Microsoft Corp. has used its unparalleled dominance in the computer industry to bully rivals and squelch competition, a federal judge ruled yesterday in a stinging decision that lays the foundation for a final judgment that could fundamentally realign the multibillion-dollar technology industry.

Addressing for the first time the key factual issues in the government's long-running antitrust battle with the software giant, U.S. District Judge Thomas Penfield Jackson cast Microsoft as a voracious monopolist that has hindered innovation, harmed consumers and run roughshod over its rivals.

"Microsoft has demonstrated that it will use its prodigious market power and immense profits to harm any firm that insists on pursuing initiatives that could intensify competition against one of Microsoft's core products," Jackson wrote in a 207-page ruling. "The ultimate result is that some innovations that would truly benefit consumers never occur for the sole reason that they do not coincide with Microsoft's self-interest."

Jackson's "findings of fact" stopped short of concluding whether Microsoft's aggressive business behavior violates the Sherman Antitrust Act. The judge will address that issue in another ruling that likely will be released early next year, assuming the government and the company do not reach an out-of-court settlement.

But legal specialists said yesterday's ruling, which almost exclusively sided with the government's courtroom depiction of Microsoft as an unrestrained behemoth, sets the stage for the judge to rule that the company has broken the law and to slap it with stiff sanctions. The remedies could range from requiring an end to certain practices to possibly forcing Microsoft to split itself into separate companies.

The Justice Department's antitrust chief, Joel I. Klein, hailed the ruling as an "important victory" that shows that "in America, no person and no company is above the law."

Microsoft executives maintained that their actions have not broken the law and said they plan to continue their legal fight. "We respectfully disagree with a number of the court's findings, and believe the American legal system ultimately will affirm that Microsoft's actions and innovations were fair and legal, and have brought tremendous benefits to millions of consumers," Microsoft Chairman Bill Gates said in a statement.

Microsoft almost certainly will appeal Jackson's final judgment, should he rule against the company, but some legal experts predicted that the way the judge crafted the factual findings--with a methodical and thorough assessment of the evidence--could reduce the odds of the decision being overturned. Moreover, appeals courts almost always give great weight to the factual record assembled by a trial judge.

In their lawsuit, the Justice Department and 19 states alleged that Microsoft used a variety of illegal business tactics to monopolize the market for PC operating systems with its Windows software and to extend its dominance into the burgeoning market for Internet browsing software. The case, which seeks to apply antitrust laws drafted in the age of railroad and oil monopolies to the fast-changing world of technology, ultimately could create a legal precedent in the same league as the government's breakups of Standard Oil Co. in 1911 and AT&T Corp. in 1984.
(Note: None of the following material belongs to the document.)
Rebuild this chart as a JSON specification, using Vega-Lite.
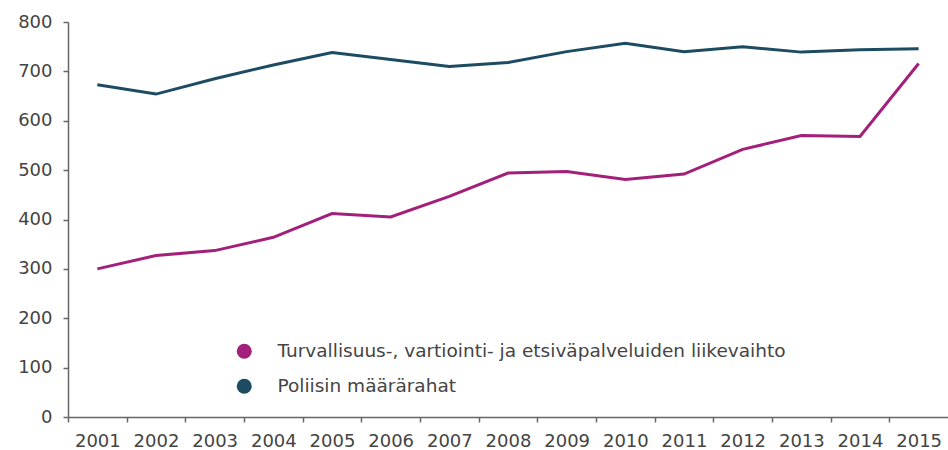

Although both sides have had some preliminary settlement discussions over the past year, Microsoft negotiators thus far have been unwilling to concede much, believing their position would prevail in court, according to sources familiar with the talks. But legal experts said last night that the aggressiveness of Jackson's factual findings could alter the company's strategy. "This could shock Microsoft into reality and make them more serious about a settlement," said Robert H. Lande, a law professor at the University of Baltimore.

Gates yesterday suggested that the company would be willing to make a settlement overture, saying that "Microsoft is committed to resolving this case in a fair and responsible manner."

In his ruling, Jackson accepted almost all of the government's evidence, while ignoring or rejecting outright the explanations of Microsoft witnesses. He ruled that the government clearly crossed a plaintiff's first hurdle in an antitrust case: Proving that the defendant has "monopoly power."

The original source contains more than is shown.